Au surplus, nous estimons qu’il ne serait pas indiqué de procéder à des mesures de représailles contre la presse italienne, qui n’auraient pour effet que de provoquer de nouvelles mesures de rétorsion qui frapperaient alors nos grands quotidiens, pour l’instant autorisés en Italie. Ce à quoi nous désirons arriver avant tout, c’est que le Gouvernement italien s’en tienne strictement aux interdictions mentionnées dans la liste4 que nous avons établie et que le Ministère de la Presse se décide à lever l’interdiction de certains journaux encore à l’index dont le ton et la tendance ne peuvent pas être jugés offensants à l’égard de l’Italie, comme le «Popolo e Libertà», la «Revue» ou le «Bund» par exemple, sans oublier le «Dovere» au sujet duquel vous avez déjà entrepris des démarches. Nous n’atteindrions pas ce but en usant de représailles et la meilleure méthode à suivre nous paraît de persévérer dans nos démarches, en espérant que, dans un laps de temps aussi court que possible, le Ministère de la Presse sera en mesure de faire exécuter par les Autorités locales les ordres qu’il leur donne.
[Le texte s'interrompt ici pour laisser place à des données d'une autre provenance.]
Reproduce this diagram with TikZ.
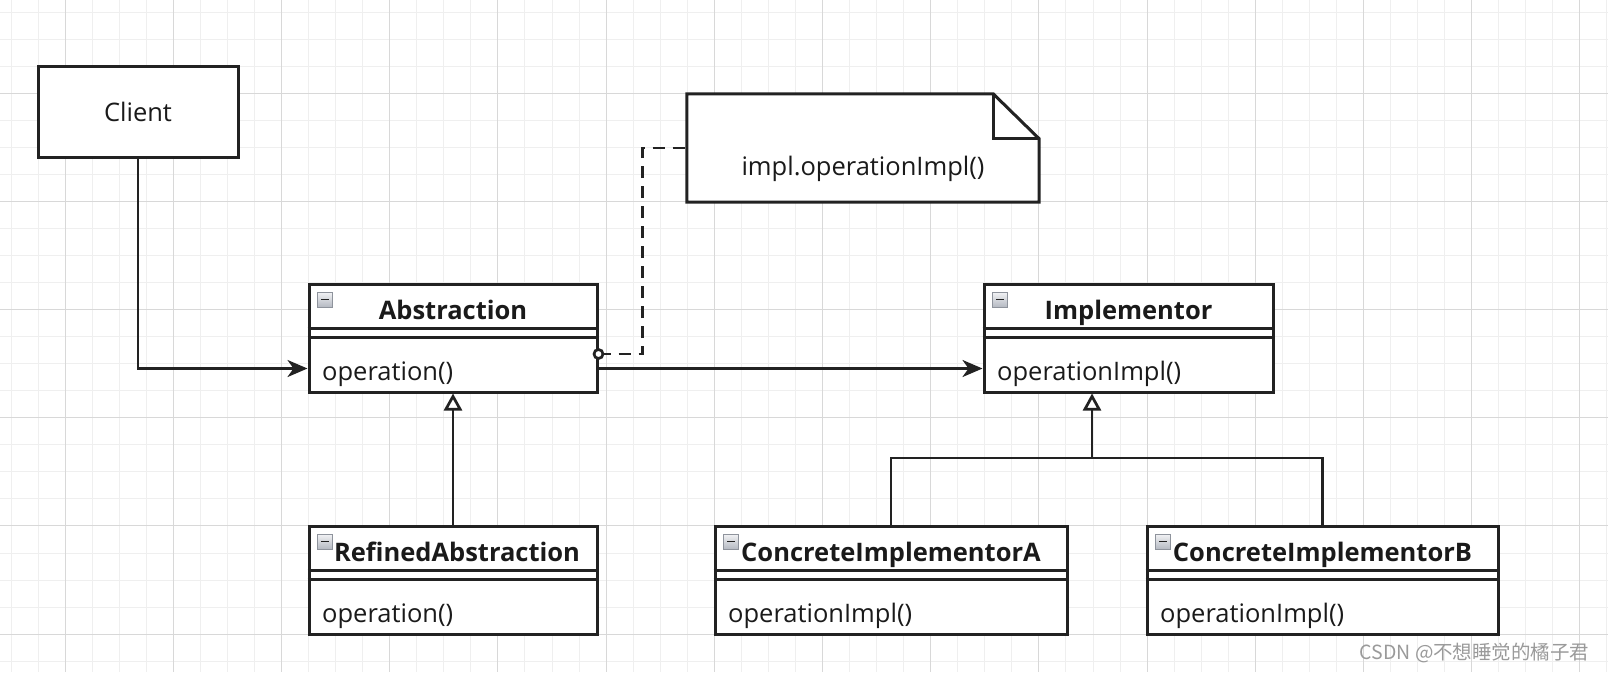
\documentclass[tikz,border=0pt]{standalone}
\usepackage{fontspec}
\setmainfont{Open Sans}
\newfontfamily\cjkfont{Noto Sans CJK SC}
\usetikzlibrary{arrows.meta,calc,positioning}

\definecolor{ink}{HTML}{222222}
\definecolor{txt}{HTML}{1A1A1A}
\definecolor{gridlo}{HTML}{EFEFEF}
\definecolor{gridhi}{HTML}{D8D8D8}
\definecolor{iconedge}{HTML}{8E939C}
\definecolor{icontop}{HTML}{F2F3F5}
\definecolor{iconbot}{HTML}{B5B9C2}
\definecolor{wm}{HTML}{9A9A9A}

\begin{document}
\begin{tikzpicture}[x=1pt,y=-1pt,
        every node/.style={text=txt,font=\fontsize{25.5}{30}\selectfont},
        classbox/.style={draw=ink,line width=3pt,fill=white,minimum height=108pt,inner sep=0pt},
        clsname/.style={anchor=base,font=\fontsize{25.5}{30}\selectfont\bfseries},
        clsop/.style={anchor=base west,inner sep=0pt},
        link/.style={draw=ink,line width=2.7pt},
        assoc/.style={link,-{Stealth[length=20pt,width=17pt,inset=6pt]}},
        inherit/.style={link,-{Triangle[open,length=17pt,width=18pt,fill=white]}},
        notelink/.style={link,dash pattern=on 12pt off 8pt}]
    \useasboundingbox (0,0) rectangle (1608,672);

    % grid
    \fill[white] (0,0) rectangle (1608,672);
    \foreach \i in {0,...,59}
        \draw[gridlo,line width=1pt] (11+27.05*\i,0) -- (11+27.05*\i,672);
    \foreach \j in {0,...,24}
        \draw[gridlo,line width=1pt] (0,12+27.05*\j) -- (1608,12+27.05*\j);
    \foreach \i in {0,...,14}
        \draw[gridhi,line width=1pt] (65.1+108.2*\i,0) -- (65.1+108.2*\i,672);
    \foreach \j in {0,...,5}
        \draw[gridhi,line width=1pt] (0,93.15+108.2*\j) -- (1608,93.15+108.2*\j);

    % client and note
    \node[draw=ink,line width=3pt,fill=white,minimum width=200pt,minimum height=91pt,inner sep=0pt]
        (client) at (138,111.5) {Client};
    \node[minimum width=352pt,minimum height=108pt] (note) at (863,148) {};
    \draw[ink,line width=3pt,fill=white] (note.north west) -- ([xshift=-46pt]note.north east)
        -- ([yshift=-45pt]note.north east) -- (note.south east) -- (note.south west) -- cycle;
    \draw[ink,line width=3pt] ([xshift=-46pt]note.north east) |- ([yshift=-45pt]note.north east);
    \node at ([yshift=-21pt]note.center) {impl.operationImpl()};

    % classes
    \node[classbox,minimum width=288pt] (abs) at (453,338) {};
    \node[clsname] at ([yshift=-36.5pt]abs.north) {Abstraction};
    \node[clsop] (absop) at ([xshift=14.5pt,yshift=13pt]abs.south west) {operation()};

    \node[classbox,minimum width=289pt] (impl) at (1128.5,338) {};
    \node[clsname] at ([yshift=-36.5pt]impl.north) {Implementor};
    \node[clsop] (implop) at ([xshift=14.5pt,yshift=13pt]impl.south west) {operationImpl()};

    \node[classbox,minimum width=288pt] (ref) at (453,580) {};
    \node[clsname] at ([xshift=4pt,yshift=-36.5pt]ref.north) {RefinedAbstraction};
    \node[clsop] (refop) at ([xshift=14.5pt,yshift=13pt]ref.south west) {operation()};

    \node[classbox,minimum width=352pt] (cia) at (891,580) {};
    \node[clsname] at ([yshift=-36.5pt]cia.north) {ConcreteImplementorA};
    \node[clsop] (ciaop) at ([xshift=14.5pt,yshift=13pt]cia.south west) {operationImpl()};

    \node[classbox,minimum width=351pt] (cib) at (1322.5,580) {};
    \node[clsname] at ([yshift=-36.5pt]cib.north) {ConcreteImplementorB};
    \node[clsop] (cibop) at ([xshift=14.5pt,yshift=13pt]cib.south west) {operationImpl()};

    \foreach \c in {abs,impl,ref,cia,cib} {
        \draw[ink,line width=3pt] ([yshift=-46pt]\c.north west) -- ([yshift=-46pt]\c.north east);
        \draw[ink,line width=3pt] ([yshift=-55pt]\c.north west) -- ([yshift=-55pt]\c.north east);
        \shade[top color=icontop,bottom color=iconbot,draw=iconedge,line width=1pt]
            ([xshift=10pt,yshift=-9.5pt]\c.north west) rectangle ++(15,15);
        \draw[ink,line width=1.8pt] ([xshift=13.5pt,yshift=-17pt]\c.north west) -- ++(8,0);
    }

    % connectors
    \coordinate (absmid) at ([yshift=25pt]abs.south);
    \draw[assoc] (client.south) |- (absmid -| abs.west);
    \draw[assoc] (absmid -| abs.east) -- (absmid -| impl.west);

    \coordinate (absnote) at ([yshift=-71.5pt]abs.north east);
    \draw[notelink] (absnote) -- ++(44,0) |- (note.west);
    \draw[link,fill=white] (absnote) circle (4.5pt);

    \draw[inherit] (ref.north) -- (abs.south);
    \coordinate (fork) at (1092,458);
    \draw[link] (cia.north) |- (fork) -| (cib.north);
    \draw[inherit] (fork) -- (fork |- impl.south);

    \node[anchor=east,text=wm,font=\cjkfont\fontsize{19.5}{22}\selectfont] (mark) at (1593,653)
        {CSDN @不想睡觉的橘子君};
\end{tikzpicture}
\end{document}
De notre côté, nous remettrons à l’occasion au Ministre d’Italie un aidemémoire4 résumant la question et dans lequel nous attirerons son attention sur le fait qu’il serait hautement désirable que les Autorités italiennes compétentes missent fin à une situation confuse et rapportassent la mesure qui frappe certains journaux suisses dont ni le ton ni la rédaction ne sauraient inquiéter le Gouvernement italien.